Wednesday, December 09, 2009

Why the hell do vendors not use version control properly

This is an appeal to everyone out there who is writing a product that is meant for an enterprise customer, you know the people with budgets and it applies to companies big and small.

When doing a project you normally have a lot of things to control
  • Word docs
  • Powerpoints
  • Visio
  • Requirements
  • Code
  • Test Cases
  • Data models
  • etc
The point is that its a lot of different things. What makes it easier to control things is a version control system. What makes it easier is if we can use one version control system to manage all these elements. What this means is that your tool needs to
  • Store things in lots of different files, every object or important piece of information should have its own file
  • Delegate version control to an external tool

There are two very very simple principles that I'm fed up seeing people screw up. Having one massive XML file that your tool "helpfully" manages is just rubbish. Not only does this mean that people can't share sections of this but it also means that structurally I can't set up my version control structures so one area has all of the requirements, docs and interface specifications all managed together. This is a very bad thing and it means your product isn't helping my programme.

The worst thing about this is that its much easier for a tool vendor to just say "version control is done by another tool, if you want a free one then subversion is great otherwise we integrate with most of the major providers". Having this elementary dumb decisions of single files is just a very very bad design decision and completely ignores how enterprises need to manage and adopt technologies.

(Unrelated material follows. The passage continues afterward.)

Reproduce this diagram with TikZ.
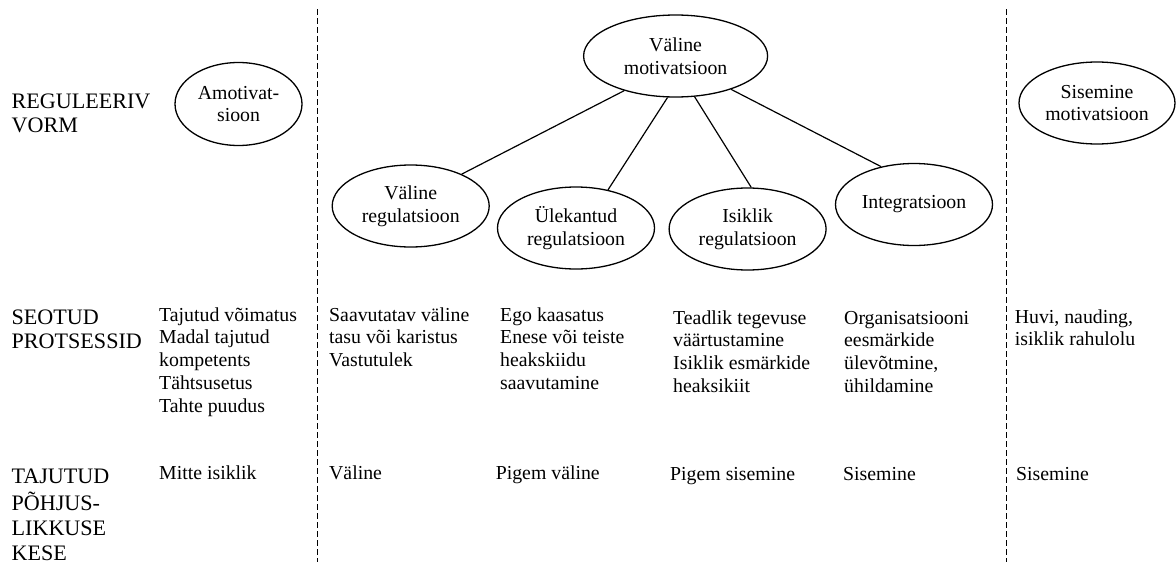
\documentclass[tikz,border=0pt]{standalone}
\usepackage{fontspec}
\setmainfont{Liberation Serif}
\usetikzlibrary{shapes.geometric}
\newcommand\txtA{\fontsize{19.8}{22.8}\selectfont}
\newcommand\txtB{\fontsize{22.1}{24.8}\selectfont}
\tikzset{
  oval/.style={ellipse, draw, line width=1.3pt, inner sep=0pt, align=center, font=\txtA},
  conn/.style={line width=1.2pt},
  sep/.style={line width=1pt, dash pattern=on 6pt off 3pt},
  body/.style={anchor=north west, inner sep=0pt, align=left, font=\txtA},
  rowlabel/.style={anchor=north west, inner sep=0pt, align=left, font=\txtB}
}
\begin{document}
\begin{tikzpicture}[x=1pt,y=-1pt]
\useasboundingbox (0,0) rectangle (1176,562);
% separators
\coordinate (s1t) at (317,9); \coordinate (s1b) at (317,562);
\coordinate (s2t) at (1006.5,9); \coordinate (s2b) at (1006.5,562);
\draw[sep] (s1t) -- (s1b);
\draw[sep] (s2t) -- (s2b);
% ellipses
\node[oval, minimum width=127pt, minimum height=83pt] (amo) at (238.5,104) {Amotivat-\\sioon};
\node[oval, minimum width=184pt, minimum height=82pt] (vm) at (675.6,56) {Väline\\motivatsioon};
\node[oval, minimum width=157pt, minimum height=82pt] (vr) at (410.7,206) {Väline\\regulatsioon};
\node[oval, minimum width=157pt, minimum height=82pt] (ul) at (576,228) {Ülekantud\\regulatsioon};
\node[oval, minimum width=157pt, minimum height=82pt] (is) at (747.6,229) {Isiklik\\regulatsioon};
\node[oval, minimum width=157pt, minimum height=82pt] (in) at (914,204.5) {Integratsioon};
\node[oval, minimum width=156pt, minimum height=82pt] (sm) at (1097,103) {Sisemine\\motivatsioon};
% connectors
\draw[conn] (vm.214) -- (vr.32);
\draw[conn] (vm.259) -- (ul.50);
\draw[conn] (vm.295) -- (is.85);
\draw[conn] (vm.329) -- (in.131);
% row labels
\node[rowlabel] (l1) at (11.5,90.5) {\strut REGULEERIV\\VORM};
\node[rowlabel] (l2) at (11.5,306.5) {\strut SEOTUD\\PROTSESSID};
\node[rowlabel] (l3) at (11.5,466) {\strut TAJUTUD\\PÕHJUS-\\LIKKUSE\\KESE};
% processes
\node[body] (p1) at (159,305) {\strut Tajutud võimatus\\Madal tajutud\\kompetents\\Tähtsusetus\\Tahte puudus};
\node[body] (p2) at (329,305) {\strut Saavutatav väline\\tasu või karistus\\Vastutulek};
\node[body] (p3) at (500,305) {\strut Ego kaasatus\\Enese või teiste\\heakskiidu\\saavutamine};
\node[body] (p4) at (673,308) {\strut Teadlik tegevuse\\väärtustamine\\Isiklik esmärkide\\heaksikiit};
\node[body] (p5) at (844,308) {\strut Organisatsiooni\\eesmärkide\\ülevõtmine,\\ühildamine};
\node[body] (p6) at (1014.6,307) {\strut Huvi, nauding,\\isiklik rahulolu};
% locus
\node[body] (c1) at (159,463) {\strut Mitte isiklik};
\node[body] (c2) at (329,463) {\strut Väline};
\node[body] (c3) at (495.6,463) {\strut Pigem väline};
\node[body] (c4) at (670,464) {\strut Pigem sisemine};
\node[body] (c5) at (843,464) {\strut Sisemine};
\node[body] (c6) at (1016,464) {\strut Sisemine};
\end{tikzpicture}
\end{document}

I really don't understand people who pitch up with a tool that fails on this basic test of
"see that individual important element in your tool, can I manage that as an individual element and do a release of that without dragging other crap in"
If I'm creating a Use Case I want to version at the Use Case level, not at the repository level. If I'm creating at the Process level I want to version at the individual process level, not at the repository level. If I'm modelling a database I'd like to be able to version at the entity level not the whole schema level.

Code works like this, it would be mental to have a code versioning system that worked on every file as a clump. Yet this is what lots of packages and other tools do.

Its 2009 folks and it appears people are still building tools that can't match the capabilities of RCS let alone CVS or heaven forbid something from this millenia. So a quick summary
  1. Expose your things as files at the lowest level of sensible granularity, this is normally the blobs or icons in your tool
  2. Delegate versioning to an external product that does this stuff better. If you feel you have to include it then ship a copy of subversion.
That is all. Its that simple.




Technorati Tags: ,

2 comments:

Steve said...

All true of course.

But imagine a programme in which every dev team in a very large media co uses a different version control repository. No, not just different repos in the same tool... some of that of course... but also different repos in a mixture of Clearcase, SVN and I daren't ask what else.

And then imagine a world in which the SVN repo is, ahem, 'upgraded' the day before a critical release. A world in which the team that's so keen on upgrading can't be bothered to tell all the users that their code is about to move to yet another repo.

Oh the fun we had with that release! :-)

So I suppose my question is a bit broader than yours: it's 'why the hell do so few people use version control properly?'

Steve Jones said...

Indeed another nightmare. Its not exactly rocket science and yet people screw it up. Project people have little excuse but vendors should have ZERO excuse. Unless this major, major vendor is managing their code as a single clump its trully mental what they've done.

They've actually made a DECISION to do it this way.